### WHAT THIS TASK INVOLVES
Copy exactly, and only, the lines below from the first through the one containing "width=0.8pt, fill=orfill, minimum", both included; pictures are omitted.

### MATERIAL
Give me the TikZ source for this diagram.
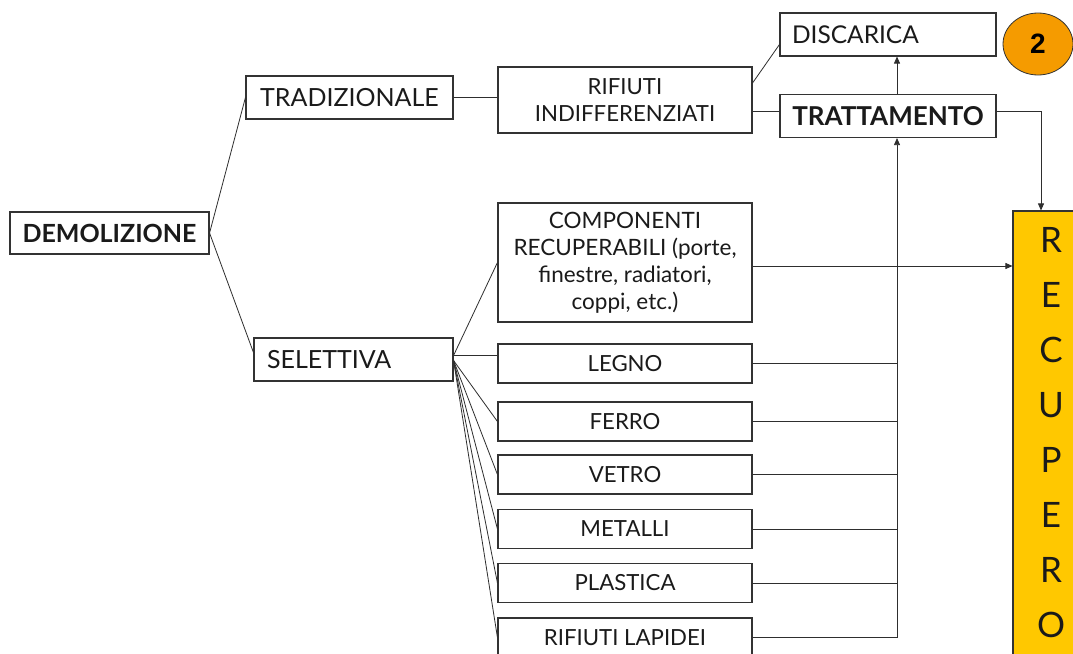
\documentclass[tikz,border=0pt]{standalone}
\usepackage{fontspec}
\setmainfont{Lato}
\newfontfamily\arialf{Liberation Sans}
\usetikzlibrary{arrows.meta,shapes.geometric,calc}
\definecolor{boxc}{HTML}{333333}
\definecolor{linec}{HTML}{2E2E2E}
\definecolor{txtc}{HTML}{1A1A1A}
\definecolor{recfill}{HTML}{FFC800}
\definecolor{orfill}{HTML}{F59B00}
\newcommand\bigfnt{\fontsize{25}{28}\selectfont}
\newcommand\smlfnt{\fontsize{22.2}{26.5}\selectfont}
\tikzset{
  boxnode/.style={draw=boxc, line width=1.1pt, rectangle, inner sep=0pt, text=txtc, font=\smlfnt, align=center},
  bignode/.style={boxnode, font=\bigfnt},
  conn/.style={draw=linec, line width=0.8pt},
  arr/.style={conn, -{Triangle[length=7pt,width=6pt]}},
  reclet/.style={inner sep=0pt, text=txtc, font=\fontsize{35}{40}\selectfont}
}
\begin{document}
\begin{tikzpicture}[x=1pt,y=-1pt]
\useasboundingbox (0,0) rectangle (1073,653);
\fill[white] (0,0) rectangle (1073,653);

% nodes
\node[bignode, minimum width=199, minimum height=42, font=\bigfnt\bfseries] (demo) at (109.5,233) {DEMOLIZIONE};
\node[bignode, minimum width=207, minimum height=43] (trad) at (349.5,97.5) {TRADIZIONALE};
\node[bignode, minimum width=199, minimum height=43, text width=173, inner xsep=13, align=left] (sel) at (353.5,359.5) {SELETTIVA};
\node[boxnode, minimum width=254, minimum height=66] (rif) at (625,100) {RIFIUTI\\INDIFFERENZIATI};
\node[bignode, minimum width=216, minimum height=43, text width=192, inner xsep=12, align=left, font=\fontsize{24.5}{28}\selectfont] (disc) at (888,34.5) {DISCARICA};
\node[bignode, minimum width=216, minimum height=43, font=\fontsize{26}{28}\selectfont\bfseries] (tratt) at (888,116) {TRATTAMENTO};
\node[ellipse, draw=boxc, line width=0.8pt, fill=orfill, minimum width=70, minimum height=62, inner sep=0pt, font=\arialf\bfseries\fontsize{28}{30}\selectfont] (two) at (1038,44) {2};

\node[boxnode, minimum width=254, minimum height=119, font=\fontsize{22.5}{27}\selectfont] (comp) at (625,262.5) {COMPONENTI\\RECUPERABILI (porte,\\finestre, radiatori,\\coppi, etc.)};
\node[boxnode, minimum width=254, minimum height=39] (legno) at (625,363.5) {LEGNO};
\node[boxnode, minimum width=254, minimum height=39] (ferro) at (625,421.5) {FERRO};
\node[boxnode, minimum width=254, minimum height=39] (vetro) at (625,474.5) {VETRO};
\node[boxnode, minimum width=254, minimum height=39] (metalli) at (625,529) {METALLI};
\node[boxnode, minimum width=254, minimum height=39] (plastica) at (625,583) {PLASTICA};
\node[boxnode, minimum width=254, minimum height=39] (lapidei) at (625,637.5) {RIFIUTI LAPIDEI};

\node[draw=boxc, line width=1.1pt, fill=recfill, rectangle, inner sep=0pt, minimum width=80, minimum height=460] (rec) at (1053,441) {};
\foreach \l [count=\i] in {R,E,C,U,P,E,R,O}
  \node[reclet] (rl\i) at (1051,{240+55*(\i-1)}) {\l};

% coordinates
\coordinate (ts) at ([xshift=9pt]tratt.south);
\coordinate (tn) at ([xshift=9pt]tratt.north);
\coordinate (recN) at ([xshift=-12pt]rec.north);
\coordinate (so) at ([yshift=4pt]sel.east);
\coordinate (sf) at ([yshift=-1pt]sel.east);

% connectors
\draw[conn] (demo.east) -- (trad.west);
\draw[conn] (demo.east) -- ([yshift=7pt]sel.west);
\draw[conn] (trad.east) -- (trad.east -| rif.west);
\draw[conn] ([yshift=17pt]rif.east) -- ([yshift=-10pt]disc.west);
\draw[conn] ([yshift=5pt]tratt.west) -- ([yshift=5pt]tratt.west -| rif.east);
\draw[arr] (tn) -- (tn |- disc.south);
\draw[arr] ([yshift=5pt]tratt.east) -| (recN);
\draw[arr] ([yshift=-3.5pt]comp.east) -- ([yshift=-3.5pt]comp.east -| rec.west);

\draw[conn] (so) -- (comp.west);
\draw[conn] (so) -- (so -| legno.west);
\foreach \n in {ferro,vetro,metalli,plastica,lapidei}
  \draw[conn] (sf) -- (\n.west);

\foreach \n in {legno,ferro,vetro,metalli,plastica}
  \draw[conn] (\n.east) -- (\n.east -| ts);
\draw[arr] (lapidei.east) -- (lapidei.east -| ts) -- (ts);
\end{tikzpicture}
\end{document}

### TASK ANSWER
Give me the TikZ source for this diagram.
\documentclass[tikz,border=0pt]{standalone}
\usepackage{fontspec}
\setmainfont{Lato}
\newfontfamily\arialf{Liberation Sans}
\usetikzlibrary{arrows.meta,shapes.geometric,calc}
\definecolor{boxc}{HTML}{333333}
\definecolor{linec}{HTML}{2E2E2E}
\definecolor{txtc}{HTML}{1A1A1A}
\definecolor{recfill}{HTML}{FFC800}
\definecolor{orfill}{HTML}{F59B00}
\newcommand\bigfnt{\fontsize{25}{28}\selectfont}
\newcommand\smlfnt{\fontsize{22.2}{26.5}\selectfont}
\tikzset{
  boxnode/.style={draw=boxc, line width=1.1pt, rectangle, inner sep=0pt, text=txtc, font=\smlfnt, align=center},
  bignode/.style={boxnode, font=\bigfnt},
  conn/.style={draw=linec, line width=0.8pt},
  arr/.style={conn, -{Triangle[length=7pt,width=6pt]}},
  reclet/.style={inner sep=0pt, text=txtc, font=\fontsize{35}{40}\selectfont}
}
\begin{document}
\begin{tikzpicture}[x=1pt,y=-1pt]
\useasboundingbox (0,0) rectangle (1073,653);
\fill[white] (0,0) rectangle (1073,653);

% nodes
\node[bignode, minimum width=199, minimum height=42, font=\bigfnt\bfseries] (demo) at (109.5,233) {DEMOLIZIONE};
\node[bignode, minimum width=207, minimum height=43] (trad) at (349.5,97.5) {TRADIZIONALE};
\node[bignode, minimum width=199, minimum height=43, text width=173, inner xsep=13, align=left] (sel) at (353.5,359.5) {SELETTIVA};
\node[boxnode, minimum width=254, minimum height=66] (rif) at (625,100) {RIFIUTI\\INDIFFERENZIATI};
\node[bignode, minimum width=216, minimum height=43, text width=192, inner xsep=12, align=left, font=\fontsize{24.5}{28}\selectfont] (disc) at (888,34.5) {DISCARICA};
\node[bignode, minimum width=216, minimum height=43, font=\fontsize{26}{28}\selectfont\bfseries] (tratt) at (888,116) {TRATTAMENTO};
\node[ellipse, draw=boxc, line width=0.8pt, fill=orfill, minimum width=70, minimum height=62, inner sep=0pt, font=\arialf\bfseries\fontsize{28}{30}\selectfont] (two) at (1038,44) {2};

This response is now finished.